The following is adapted from an opinion piece in Common Dreams by Thom Hartmann.

Earlier this week we talked about a bipartisan bill that would overhaul the United States Postal Service, see here. What follows explains why there was such resounding acceptance of such an overhaul by Republicans.

As it turns out, there was a plan for the USPS to take its massive civilian fleet from gas-powered vehicles to electric long ago, before Congress crippled the agency with requirements to prefund its retiree pensions.

In 2006, things were going well for the Post Office. They were making money and decided with their surplus they would help to jump start the electric vehicle revolution, to address the problems with global warming emissions.

“Transitioning the Postal fleet to plug-ins would serve as a springboard for the commercial production of delivery vehicles that could be extended to a wide variety of delivery services across America.

“The commercial market would also provide the economic certainty needed by automakers to make the production investments necessary for the mass production of plug-ins.

“The plug-in technology is available right now and represents a realistic near-term solution to the serious problems of over-reliance on foreign oil, out of control gasoline prices, as well as greenhouse emissions.”

With a 30-year life span, PO vehicles could drastically wean American lifestyles from the fossil fuel teat, and I guess you know that Republicans had a fit.

Koch-funded American Legislative Exchange Council (ALEC) came to the rescue with a model of the Unfunded Pensions Liabilities Act, which called on state governments to account for exactly how they plan to fund future retiree benefits.
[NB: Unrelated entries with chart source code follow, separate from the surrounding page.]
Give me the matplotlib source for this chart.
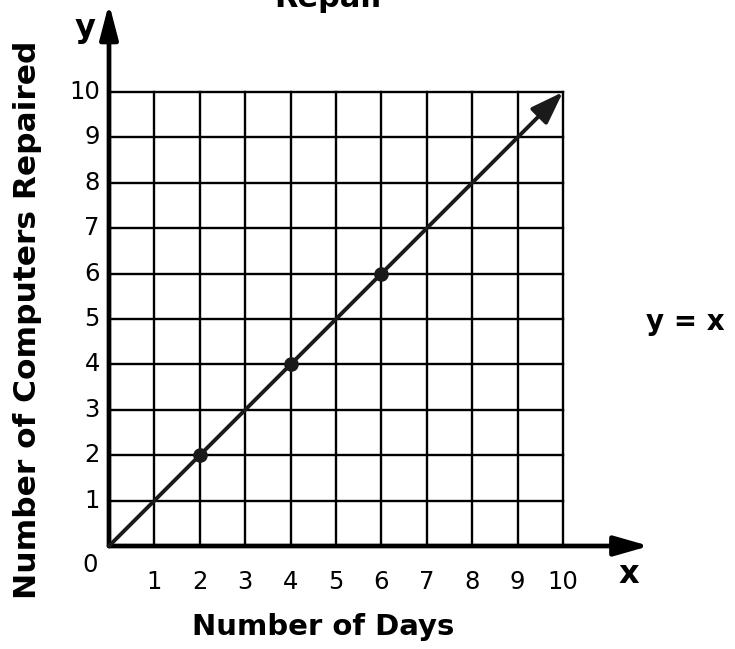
import matplotlib
matplotlib.use("Agg")
import matplotlib.pyplot as plt

days = [0, 10]
computers = [0, 10]
pts_x = [2, 4, 6]
pts_y = [2, 4, 6]
xticks = [1, 2, 3, 4, 5, 6, 7, 8, 9, 10]
yticks = [1, 2, 3, 4, 5, 6, 7, 8, 9, 10]

plt.rcParams['font.family'] = ['DejaVu Sans']

W, H = 735, 649
fig = plt.figure(figsize=(W / 100, H / 100), dpi=100)
x0, y0, x1, y1 = 109, 546, 563, 92
ax = fig.add_axes([x0 / W, (H - y0) / H, (x1 - x0) / W, (y0 - y1) / H])
ax.set_xlim(0, 10)
ax.set_ylim(0, 10)
for s in ax.spines.values():
    s.set_visible(False)
ax.set_xticks([])
ax.set_yticks([])

# grid
for v in range(1, 11):
    ax.plot([v, v], [0, 10], color='black', lw=1.7, clip_on=False, zorder=2)
    ax.plot([0, 10], [v, v], color='black', lw=1.7, clip_on=False, zorder=2)

# axes arrows
ax.annotate('', xy=(11.9, 0), xytext=(0, 0), xycoords='data',
            arrowprops=dict(arrowstyle='-|>,head_length=2.1,head_width=0.6', color='black', lw=3.4,
                            shrinkA=0, shrinkB=0), annotation_clip=False, zorder=4)
ax.annotate('', xy=(0, 11.95), xytext=(0, 0), xycoords='data',
            arrowprops=dict(arrowstyle='-|>,head_length=2.1,head_width=0.55', color='black', lw=3.4,
                            shrinkA=0, shrinkB=0), annotation_clip=False, zorder=4)

# line y = x with arrow
ax.annotate('', xy=(computers[1], computers[1]), xytext=(days[0], computers[0]),
            arrowprops=dict(arrowstyle='-|>,head_length=2.0,head_width=0.7', color='#1a1a1a', lw=2.8,
                            shrinkA=0, shrinkB=0), annotation_clip=False, zorder=5)
ax.plot(pts_x, pts_y, 'o', color='#1a1a1a', ms=9.5, zorder=6, clip_on=False)

# tick labels
for v in xticks:
    ax.text(v, -0.8, str(v), ha='center', va='center', fontsize=17.5)
for v in yticks:
    ax.text(-0.2, v, str(v), ha='right', va='center', fontsize=17.5)
ax.text(-0.42, -0.42, '0', ha='center', va='center', fontsize=17.5)

ax.text(-0.52, 11.4, 'y', ha='center', va='center', fontsize=23, fontweight='bold')
ax.text(11.45, -0.62, 'x', ha='center', va='center', fontsize=23, fontweight='bold')

fig.text(685 / W, 1 - 322 / H, 'y = x', ha='center', va='center', fontsize=20, fontweight='bold')
fig.text(323 / W, 1 - 627 / H, 'Number of Days', ha='center', va='center', fontsize=21, fontweight='bold')
fig.text(28 / W, 1 - 320 / H, 'Number of Computers Repaired', ha='center', va='center',
         rotation=90, fontsize=22.5, fontweight='bold')
fig.text(330 / W, 1 - 7 / H, 'Repair', ha='center', va='baseline', fontsize=22, fontweight='bold')

fig.savefig('out.png', dpi=100)
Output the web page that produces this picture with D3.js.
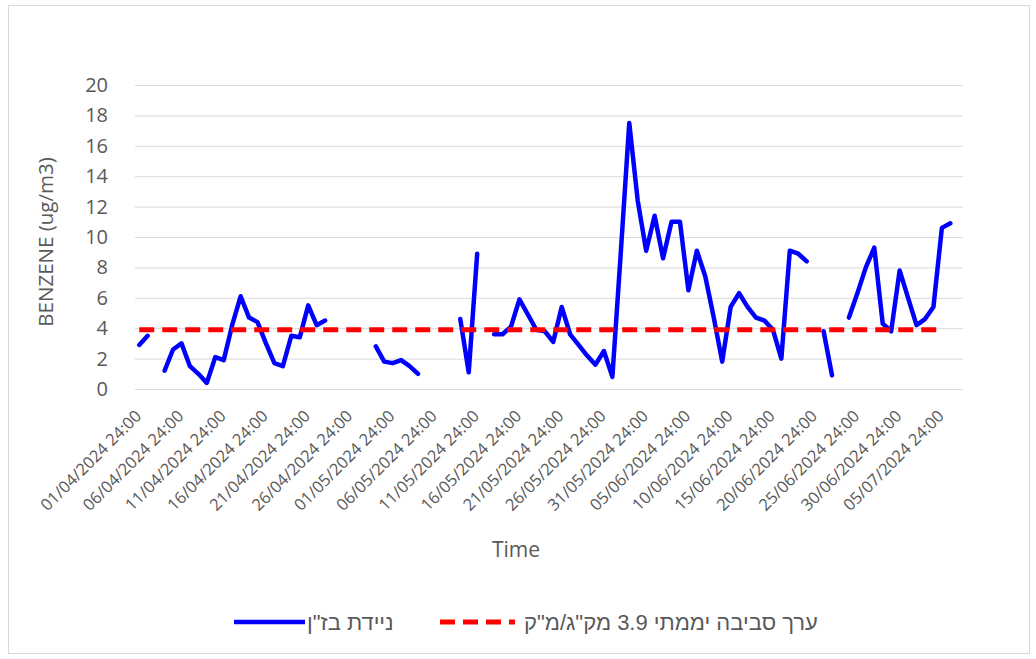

Before long a Republican bill was signed into effect by George W. Bush after a voice vote, giving no record of who voted for the bill. The bill required the USPS to pre-fund its retiree benefits for 70 years, at a cost of $5 billion annually.

This forced the USPS to use the money it intended for an electric fleet and fund the retirements of future employees who hadn’t even been born yet.

There could be further hobbling of the agency’s efficiency by destroying sorting machines and removing drop boxes, so that customers might ask for privitization. Reagan’s term was “starve the beast.”

Which brings us to Louis DeJoy.

DeJoy, who oversaw the agency’s decision to award the truck contract to Wisconsin-based Oshkosh Defense, signed off on a plan calling for only 10 percent of the new trucks to be electric and offering only a 0.4-mile-per-gallon fuel economy improvement over the agency’s current fleet, which is nearly 30 years old. When asked why the Postal Service wasn’t buying more electric vehicles, he said it couldn’t afford them.

WaPo

DeJoy is itching to sign that contract for the gas powered vehicles, while environmentalists and Biden officials are begging the EPA to refer the dispute to the White House Council on Environmental Quality, which mediates disagreements between federal agencies over actions affecting the environment and public health.

Republican Senators are currently holding up the confirmation of President Biden’s Postal Board of Governors’ appointees. Without them, the Trump appointees are refusing to get rid of DeJoy.

Senator Sheldon Whitehouse is calling for the Senate to move the board nominees forward over GOP objections.

The fight to keep fossil fuel dinosaurs in the USPS fleet may be over, and another nail in the coffin of the Biden green agenda. This is why there was bipartisan support in the House (342-90) for a bill that would end the prefunding retirement agreement — Republicans can see the plan for electric vehicles at the USPS is dead.